Honestly, there is no perfect tasting environment. Cellars are full of cellar smells, outside environments are often disastrous due to the caprice of nature, and as my experience today demonstrates, neutral environments are often simply too neutral. Restaurants are generally too full of external odors, and anyway, I’m usually more focused on my dining companion than on my wine (indicating that my priorities are indeed in the right place). Perhaps the very best tasting environment is at one’s own home, simply because it’s the place that one is most accustomed to, and there is always a consistency in stemware as well. But it just goes to show once again that wine is a far more elusive creature than we generally give it credit for, and that the variables involved in tasting are myriad and complex.

7 comments:

Brooklynguy said...

thoughtful and interesting stuff, as always.

Anonymous said...

This Blog is just awesome. Thanks for keeping up the good work.
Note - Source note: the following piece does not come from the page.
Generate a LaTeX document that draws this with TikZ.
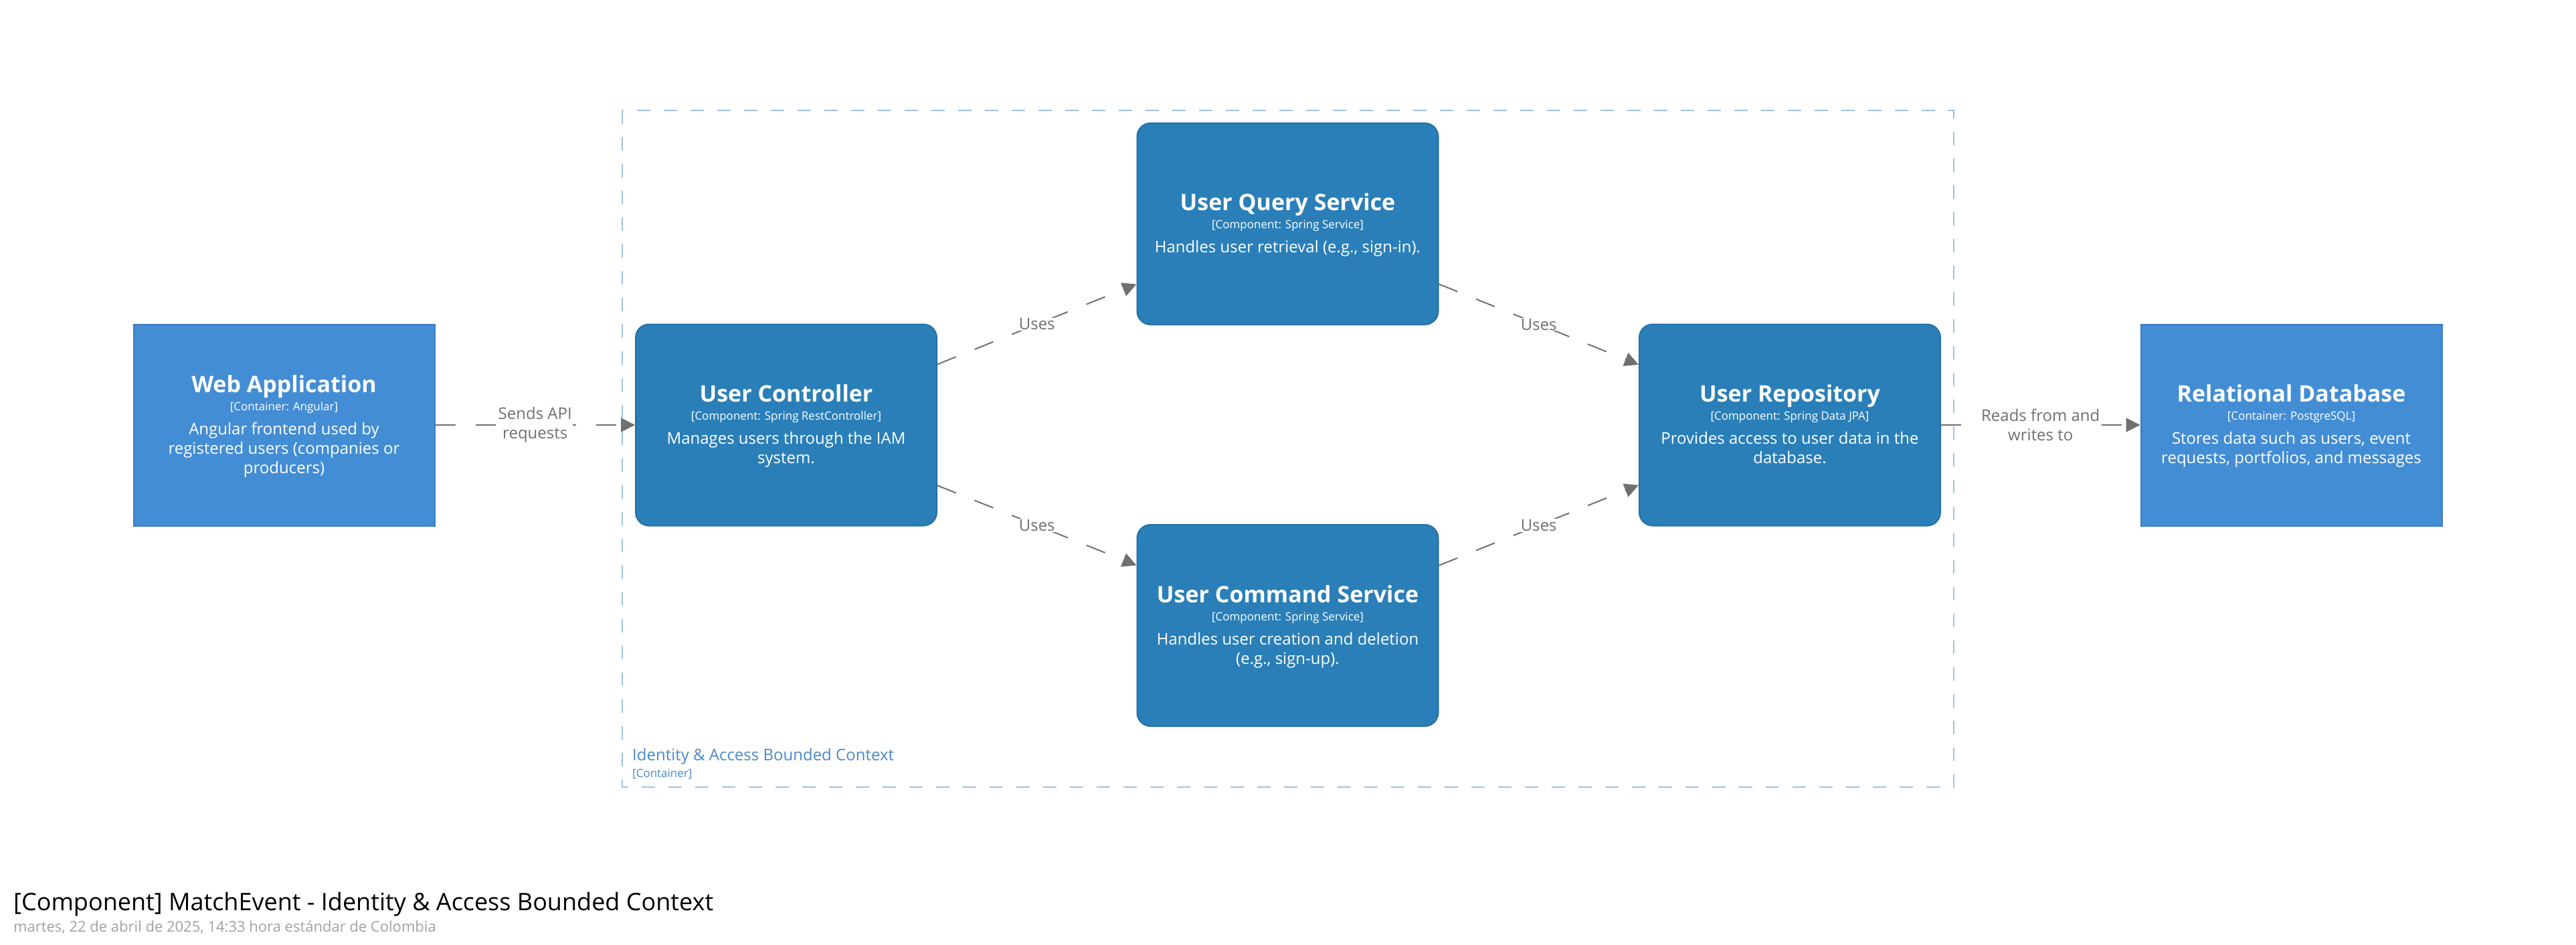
\documentclass[tikz,border=0pt]{standalone}
\usepackage{fontspec}
\setmainfont{Open Sans}
\usetikzlibrary{arrows.meta}
\definecolor{contfill}{HTML}{438DD5}
\definecolor{contline}{HTML}{3A7BBF}
\definecolor{compfill}{HTML}{2A7FB8}
\definecolor{compline}{HTML}{2470A6}
\definecolor{relgray}{HTML}{707070}
\definecolor{bndline}{HTML}{9EC1E3}
\definecolor{bndtext}{HTML}{4A88C8}
\definecolor{dategray}{HTML}{A0A0A0}
\tikzset{
  boxbase/.style={minimum width=450pt, minimum height=301pt, inner sep=0pt, line width=2pt},
  contbox/.style={boxbase, draw=contline, fill=contfill},
  compbox/.style={boxbase, draw=compline, fill=compfill, rounded corners=20pt},
  nametext/.style={anchor=base, inner sep=0pt, text=white, font=\fontsize{34}{40}\selectfont\bfseries},
  metatext/.style={anchor=base, inner sep=0pt, text=white, font=\fontsize{17}{20}\selectfont},
  desctext/.style={anchor=base, inner sep=0pt, text=white, font=\fontsize{24}{29}\selectfont},
  rel/.style={draw=relgray, line width=2pt, dash pattern=on 30pt off 30pt, -{Triangle[length=21pt,width=21pt]}},
  rellabel/.style={fill=white, inner sep=1pt, text=relgray, align=center, font=\fontsize{24}{29}\selectfont},
}
\newcommand\cbox[8]{%
  \node[#2] (#1) at (#3,#4) {};
  \pgfmathsetmacro\nb{-49+(3-#7)*14.5}
  \node[nametext] (#1-n) at (#3,{#4+\nb}) {#5};
  \node[metatext] (#1-m) at (#3,{#4+\nb+27}) {#6};
  \foreach \ln [count=\i] in {#8} {
    \node[desctext] (#1-d\i) at (#3,{#4+\nb+63+29*(\i-1)}) {\ln};
  }
}
\begin{document}
\begin{tikzpicture}[x=1pt, y=-1pt]
\useasboundingbox (0,0) rectangle (3850,1411);
% boundary
\draw[bndline, line width=2pt, dash pattern=on 20pt off 20pt] (930,165) rectangle (2920,1176);
\node[anchor=base west, inner sep=0pt, text=bndtext, font=\fontsize{24}{29}\selectfont] (bndname) at (945,1136) {Identity \& Access Bounded Context};
\node[anchor=base west, inner sep=0pt, text=bndtext, font=\fontsize{17}{20}\selectfont] (bndmeta) at (945,1161) {[Container]};
% elements
\cbox{web}{contbox}{424.5}{635}{Web Application}{[Container: Angular]}{3}{{Angular frontend used by},{registered users (companies or},{producers)}}
\cbox{uc}{compbox}{1175}{635}{User Controller}{[Component: Spring RestController]}{2}{{Manages users through the IAM},{system.}}
\cbox{uqs}{compbox}{1924.5}{334.5}{User Query Service}{[Component: Spring Service]}{1}{{Handles user retrieval (e.g., sign-in).}}
\cbox{ucs}{compbox}{1924.5}{934.5}{User Command Service}{[Component: Spring Service]}{2}{{Handles user creation and deletion},{(e.g., sign-up).}}
\cbox{ur}{compbox}{2675}{635}{User Repository}{[Component: Spring Data JPA]}{2}{{Provides access to user data in the},{database.}}
\cbox{db}{contbox}{3424.5}{635}{Relational Database}{[Container: PostgreSQL]}{2}{{Stores data such as users, event},{requests, portfolios, and messages}}
% relationships
\draw[rel] (web) -- node[rellabel] (l1) {Sends API\\requests} (uc);
\draw[rel] (uc) -- node[rellabel] (l2) {Uses} (uqs);
\draw[rel] (uc) -- node[rellabel] (l3) {Uses} (ucs);
\draw[rel] (uqs) -- node[rellabel] (l4) {Uses} (ur);
\draw[rel] (ucs) -- node[rellabel] (l5) {Uses} (ur);
\draw[rel] (ur) -- node[rellabel] (l6) {Reads from and\\writes to} (db);
% title
\node[anchor=base west, inner sep=0pt, font=\fontsize{36}{43}\selectfont] (title) at (20,1360) {[Component] MatchEvent - Identity \& Access Bounded Context};
\node[anchor=base west, inner sep=0pt, text=dategray, font=\fontsize{22}{26}\selectfont] (date) at (20,1392) {martes, 22 de abril de 2025, 14:33 hora estándar de Colombia};
\end{tikzpicture}
\end{document}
Very true that conditions and enviroment can have a great impact on how the wine taste. did you taste the 99´s and what was your impression ?

Neil

Montalcino Report said...

This is a good analysis, thanks. And I definitely agree with it. I would add the pleasures of tasting a wine in its own environment vs having it at home.. And it is so impressive that it's even better with its own environment's typical food. By the way, I always have a case of Billecart-Salmon Brut Rosé in my cellar.. I would love to know your tasting notes.
Keep the good work!

Anonymous said...

I never feel like I can confidently evaluate a Champagne in a restaurant. If l like one, I have to acquire some, and try it at home with my wife. It's remarkable how different the impressions can be. Thank you for bringing it up, Peter. Much appreciated.

Dr. Vino said...

Absolutely, context matters! And don't forget to add the people you're with! And the season!

Cynthia said...

An interesting and excellent
piece of information.

Thomas said...

Hi Peter,

Just saw this blog – great stuff.

It’s interesting what you say. This summer I sipped the 2002 Vilmart Grand Cellier Rubis on the terrace and it was stunning. I went inside my house with my glass to prepare some food and noticed the wine loose some of its intensive strawberry flavours.

I would say that under normal circumstances it’s better to taste wine inside, but maybe Champagne it’s different? Oh well – it’s 10 degrees outside here in Denmark now, so I will have to wait at least 6 months to get the chance again ;-)

Keep posting great Champagne stories.